| Information shown |
....
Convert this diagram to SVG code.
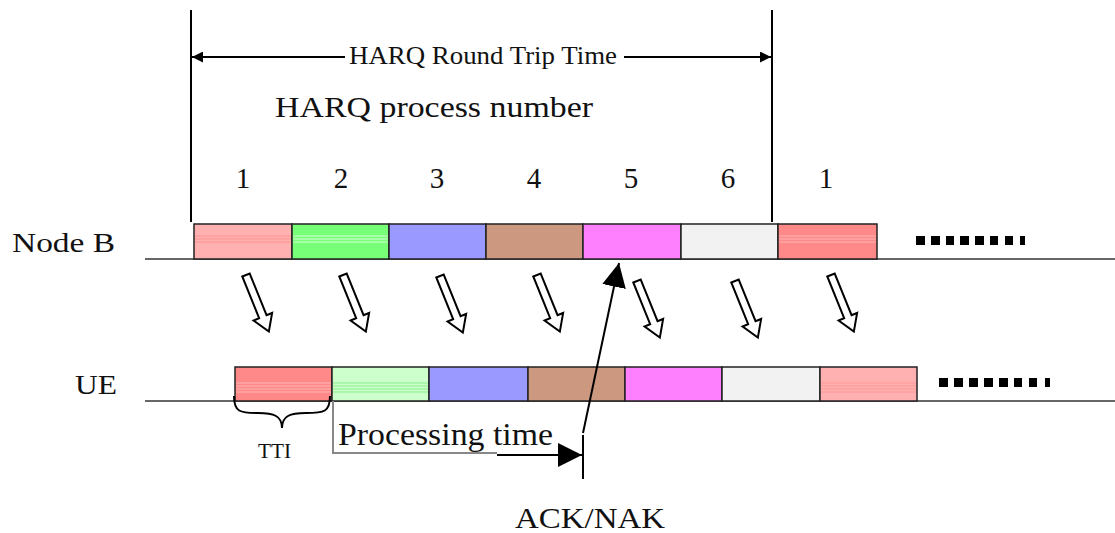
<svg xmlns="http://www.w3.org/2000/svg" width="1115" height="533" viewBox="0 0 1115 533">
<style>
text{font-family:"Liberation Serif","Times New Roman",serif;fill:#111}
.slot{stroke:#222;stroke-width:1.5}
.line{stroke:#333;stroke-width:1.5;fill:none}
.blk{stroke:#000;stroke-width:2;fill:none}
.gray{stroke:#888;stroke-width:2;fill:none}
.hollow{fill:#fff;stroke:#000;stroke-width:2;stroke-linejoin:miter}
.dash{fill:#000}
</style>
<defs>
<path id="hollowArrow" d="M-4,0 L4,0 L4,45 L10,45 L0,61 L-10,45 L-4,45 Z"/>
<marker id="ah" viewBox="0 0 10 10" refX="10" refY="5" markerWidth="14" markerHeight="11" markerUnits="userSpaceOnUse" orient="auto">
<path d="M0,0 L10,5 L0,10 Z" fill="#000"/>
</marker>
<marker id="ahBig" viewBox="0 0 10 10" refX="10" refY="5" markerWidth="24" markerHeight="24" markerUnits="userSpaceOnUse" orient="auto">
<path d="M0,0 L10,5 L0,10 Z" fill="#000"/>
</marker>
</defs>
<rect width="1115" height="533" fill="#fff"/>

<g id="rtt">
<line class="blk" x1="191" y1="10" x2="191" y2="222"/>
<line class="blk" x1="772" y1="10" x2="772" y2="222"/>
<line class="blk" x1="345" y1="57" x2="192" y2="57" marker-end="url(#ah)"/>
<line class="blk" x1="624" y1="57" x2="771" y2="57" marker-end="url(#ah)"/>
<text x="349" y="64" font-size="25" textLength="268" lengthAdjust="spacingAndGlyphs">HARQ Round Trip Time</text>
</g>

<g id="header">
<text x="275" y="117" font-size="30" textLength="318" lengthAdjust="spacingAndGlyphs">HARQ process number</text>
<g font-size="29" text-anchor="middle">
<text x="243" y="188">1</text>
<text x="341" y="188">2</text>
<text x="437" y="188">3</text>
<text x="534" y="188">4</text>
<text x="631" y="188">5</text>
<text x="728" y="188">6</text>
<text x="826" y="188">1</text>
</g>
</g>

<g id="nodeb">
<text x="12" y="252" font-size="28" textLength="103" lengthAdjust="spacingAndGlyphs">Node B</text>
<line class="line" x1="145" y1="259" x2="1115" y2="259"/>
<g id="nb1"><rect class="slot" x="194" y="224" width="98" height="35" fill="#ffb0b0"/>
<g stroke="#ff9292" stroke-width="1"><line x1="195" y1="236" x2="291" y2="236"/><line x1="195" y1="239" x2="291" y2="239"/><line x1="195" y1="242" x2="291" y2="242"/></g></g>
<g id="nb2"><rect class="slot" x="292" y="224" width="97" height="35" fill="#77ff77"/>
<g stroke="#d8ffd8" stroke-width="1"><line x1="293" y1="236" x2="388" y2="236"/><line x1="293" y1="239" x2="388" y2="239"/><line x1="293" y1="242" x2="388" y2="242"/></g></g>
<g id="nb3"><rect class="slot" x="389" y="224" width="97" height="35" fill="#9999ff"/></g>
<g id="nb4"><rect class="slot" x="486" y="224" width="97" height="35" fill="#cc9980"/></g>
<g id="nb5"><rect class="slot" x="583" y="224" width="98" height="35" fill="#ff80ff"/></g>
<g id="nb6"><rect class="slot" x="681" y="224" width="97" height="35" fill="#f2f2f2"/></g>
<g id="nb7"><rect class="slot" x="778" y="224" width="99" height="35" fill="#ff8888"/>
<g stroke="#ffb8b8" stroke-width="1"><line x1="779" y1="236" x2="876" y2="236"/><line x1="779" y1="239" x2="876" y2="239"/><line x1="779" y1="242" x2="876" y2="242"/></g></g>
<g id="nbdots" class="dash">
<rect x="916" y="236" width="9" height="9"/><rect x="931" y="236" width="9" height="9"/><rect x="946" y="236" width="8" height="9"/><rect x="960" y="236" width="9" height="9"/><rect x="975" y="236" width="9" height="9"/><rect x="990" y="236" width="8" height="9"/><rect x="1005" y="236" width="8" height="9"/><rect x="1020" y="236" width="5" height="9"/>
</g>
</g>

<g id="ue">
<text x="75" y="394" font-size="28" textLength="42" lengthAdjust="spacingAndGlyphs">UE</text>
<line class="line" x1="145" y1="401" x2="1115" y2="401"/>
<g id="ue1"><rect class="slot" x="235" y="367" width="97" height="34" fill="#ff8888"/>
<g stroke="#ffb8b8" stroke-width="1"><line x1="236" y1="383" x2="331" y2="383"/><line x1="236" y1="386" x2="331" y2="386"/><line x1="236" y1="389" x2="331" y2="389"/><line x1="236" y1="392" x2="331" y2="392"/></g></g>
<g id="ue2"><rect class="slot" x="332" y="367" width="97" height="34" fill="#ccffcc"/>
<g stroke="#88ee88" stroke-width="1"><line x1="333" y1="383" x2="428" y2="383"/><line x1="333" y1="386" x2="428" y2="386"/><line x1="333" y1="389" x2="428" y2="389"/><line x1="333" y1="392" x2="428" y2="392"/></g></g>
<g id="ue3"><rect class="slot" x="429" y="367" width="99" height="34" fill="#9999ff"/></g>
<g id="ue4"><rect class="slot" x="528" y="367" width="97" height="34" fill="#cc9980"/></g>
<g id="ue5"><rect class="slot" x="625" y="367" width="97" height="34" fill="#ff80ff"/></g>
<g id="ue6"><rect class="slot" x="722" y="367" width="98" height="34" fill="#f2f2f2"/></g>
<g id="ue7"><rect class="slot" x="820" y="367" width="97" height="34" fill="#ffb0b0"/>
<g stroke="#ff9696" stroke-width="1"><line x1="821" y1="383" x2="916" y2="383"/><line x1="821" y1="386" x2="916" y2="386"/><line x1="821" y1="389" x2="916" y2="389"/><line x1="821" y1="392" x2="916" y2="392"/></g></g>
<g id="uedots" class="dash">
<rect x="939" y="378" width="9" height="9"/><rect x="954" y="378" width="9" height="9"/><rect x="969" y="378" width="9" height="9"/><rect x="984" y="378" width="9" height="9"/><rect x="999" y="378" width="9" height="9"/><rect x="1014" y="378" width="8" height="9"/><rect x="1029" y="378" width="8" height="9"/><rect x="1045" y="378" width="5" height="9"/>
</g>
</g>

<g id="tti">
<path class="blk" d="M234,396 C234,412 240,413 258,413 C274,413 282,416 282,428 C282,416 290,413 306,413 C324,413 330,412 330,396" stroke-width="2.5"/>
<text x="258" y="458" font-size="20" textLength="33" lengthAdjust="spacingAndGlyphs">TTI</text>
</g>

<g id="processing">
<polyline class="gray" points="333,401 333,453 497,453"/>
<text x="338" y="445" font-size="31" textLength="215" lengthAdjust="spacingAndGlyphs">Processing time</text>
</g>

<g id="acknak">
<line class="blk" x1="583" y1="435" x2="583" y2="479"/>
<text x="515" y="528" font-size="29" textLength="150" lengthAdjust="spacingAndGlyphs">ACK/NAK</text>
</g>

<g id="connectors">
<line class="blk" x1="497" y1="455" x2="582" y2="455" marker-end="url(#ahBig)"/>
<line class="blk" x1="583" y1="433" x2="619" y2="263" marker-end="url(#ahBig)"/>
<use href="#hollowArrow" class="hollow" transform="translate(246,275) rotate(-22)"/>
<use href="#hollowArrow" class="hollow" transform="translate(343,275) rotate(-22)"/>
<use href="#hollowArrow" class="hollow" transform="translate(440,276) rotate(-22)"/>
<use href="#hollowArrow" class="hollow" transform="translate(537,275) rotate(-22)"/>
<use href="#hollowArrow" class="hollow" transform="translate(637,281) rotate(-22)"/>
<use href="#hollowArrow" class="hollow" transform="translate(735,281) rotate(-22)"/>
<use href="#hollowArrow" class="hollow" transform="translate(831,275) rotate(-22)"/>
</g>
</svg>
....
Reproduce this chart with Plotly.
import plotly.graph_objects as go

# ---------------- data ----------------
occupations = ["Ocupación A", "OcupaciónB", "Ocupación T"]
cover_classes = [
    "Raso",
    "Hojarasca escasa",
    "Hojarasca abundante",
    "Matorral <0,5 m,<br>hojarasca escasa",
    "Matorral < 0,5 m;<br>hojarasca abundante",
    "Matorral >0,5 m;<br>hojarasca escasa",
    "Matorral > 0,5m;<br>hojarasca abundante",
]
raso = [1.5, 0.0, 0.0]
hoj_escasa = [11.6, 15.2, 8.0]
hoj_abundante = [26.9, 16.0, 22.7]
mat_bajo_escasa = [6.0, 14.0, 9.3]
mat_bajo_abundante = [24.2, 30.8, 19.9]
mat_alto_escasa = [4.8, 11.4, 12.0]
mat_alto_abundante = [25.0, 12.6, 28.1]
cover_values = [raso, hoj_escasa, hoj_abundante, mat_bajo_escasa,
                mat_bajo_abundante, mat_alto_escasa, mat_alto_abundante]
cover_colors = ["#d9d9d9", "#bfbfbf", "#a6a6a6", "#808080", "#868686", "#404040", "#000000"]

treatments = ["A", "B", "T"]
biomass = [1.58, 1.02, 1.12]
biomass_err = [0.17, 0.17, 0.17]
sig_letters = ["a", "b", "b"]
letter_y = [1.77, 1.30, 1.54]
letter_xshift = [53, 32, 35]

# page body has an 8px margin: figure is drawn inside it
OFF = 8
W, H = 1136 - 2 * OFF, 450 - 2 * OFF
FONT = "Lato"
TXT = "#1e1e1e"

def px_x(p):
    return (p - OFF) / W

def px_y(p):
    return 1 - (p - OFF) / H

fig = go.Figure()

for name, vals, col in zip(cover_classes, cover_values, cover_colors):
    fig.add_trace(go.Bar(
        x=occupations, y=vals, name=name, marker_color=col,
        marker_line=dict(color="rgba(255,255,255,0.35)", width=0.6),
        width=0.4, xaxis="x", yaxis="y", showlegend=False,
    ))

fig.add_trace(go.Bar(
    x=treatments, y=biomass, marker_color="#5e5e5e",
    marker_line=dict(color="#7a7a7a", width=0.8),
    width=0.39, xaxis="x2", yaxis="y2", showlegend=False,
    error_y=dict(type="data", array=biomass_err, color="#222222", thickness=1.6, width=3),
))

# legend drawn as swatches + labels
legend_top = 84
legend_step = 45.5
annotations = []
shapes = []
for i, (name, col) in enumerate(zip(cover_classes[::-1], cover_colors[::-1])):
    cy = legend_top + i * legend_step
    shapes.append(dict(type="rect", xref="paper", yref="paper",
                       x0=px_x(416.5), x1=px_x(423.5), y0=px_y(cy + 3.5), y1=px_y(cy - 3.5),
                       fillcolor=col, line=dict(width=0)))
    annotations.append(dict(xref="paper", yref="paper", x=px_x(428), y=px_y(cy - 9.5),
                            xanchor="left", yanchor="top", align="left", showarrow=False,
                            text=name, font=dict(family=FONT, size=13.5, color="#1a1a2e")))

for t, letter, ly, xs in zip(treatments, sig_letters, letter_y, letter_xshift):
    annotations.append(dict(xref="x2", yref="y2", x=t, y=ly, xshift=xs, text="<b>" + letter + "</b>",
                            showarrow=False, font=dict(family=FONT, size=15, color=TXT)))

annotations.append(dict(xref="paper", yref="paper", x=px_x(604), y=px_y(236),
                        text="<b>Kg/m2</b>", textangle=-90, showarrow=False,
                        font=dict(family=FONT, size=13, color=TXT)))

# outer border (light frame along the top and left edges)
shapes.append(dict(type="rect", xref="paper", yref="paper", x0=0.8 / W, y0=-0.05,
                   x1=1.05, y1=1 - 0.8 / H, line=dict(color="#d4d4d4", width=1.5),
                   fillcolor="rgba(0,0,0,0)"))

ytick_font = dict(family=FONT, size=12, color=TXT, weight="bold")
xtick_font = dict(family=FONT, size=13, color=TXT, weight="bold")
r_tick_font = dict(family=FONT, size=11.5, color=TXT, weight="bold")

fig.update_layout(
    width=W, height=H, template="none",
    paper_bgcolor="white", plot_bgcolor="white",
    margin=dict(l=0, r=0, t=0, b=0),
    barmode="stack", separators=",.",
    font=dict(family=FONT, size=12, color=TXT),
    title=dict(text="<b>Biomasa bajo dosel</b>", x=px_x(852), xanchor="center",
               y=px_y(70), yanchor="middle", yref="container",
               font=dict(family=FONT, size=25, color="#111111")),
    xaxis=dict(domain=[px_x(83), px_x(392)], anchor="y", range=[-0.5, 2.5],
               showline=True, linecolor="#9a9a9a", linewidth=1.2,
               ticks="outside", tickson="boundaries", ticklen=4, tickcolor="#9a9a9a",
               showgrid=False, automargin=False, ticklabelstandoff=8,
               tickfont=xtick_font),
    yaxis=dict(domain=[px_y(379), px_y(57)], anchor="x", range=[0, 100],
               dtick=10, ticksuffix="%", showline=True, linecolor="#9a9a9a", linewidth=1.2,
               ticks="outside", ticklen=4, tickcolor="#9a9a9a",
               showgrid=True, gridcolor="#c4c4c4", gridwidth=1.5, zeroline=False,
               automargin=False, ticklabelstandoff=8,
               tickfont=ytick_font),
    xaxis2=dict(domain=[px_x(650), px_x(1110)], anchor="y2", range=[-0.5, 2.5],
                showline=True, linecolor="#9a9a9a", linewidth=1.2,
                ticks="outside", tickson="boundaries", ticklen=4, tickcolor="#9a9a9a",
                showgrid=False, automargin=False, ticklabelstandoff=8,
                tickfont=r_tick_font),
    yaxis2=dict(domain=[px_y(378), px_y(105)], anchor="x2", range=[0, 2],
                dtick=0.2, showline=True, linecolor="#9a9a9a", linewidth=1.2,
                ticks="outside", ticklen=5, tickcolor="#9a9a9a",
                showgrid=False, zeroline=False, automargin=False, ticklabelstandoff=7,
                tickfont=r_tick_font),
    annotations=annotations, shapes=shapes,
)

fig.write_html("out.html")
....
| Given instruction |
Check each line above for the word "this" and copy the ones that have it.

| Complete response |
Convert this diagram to SVG code.
Reproduce this chart with Plotly.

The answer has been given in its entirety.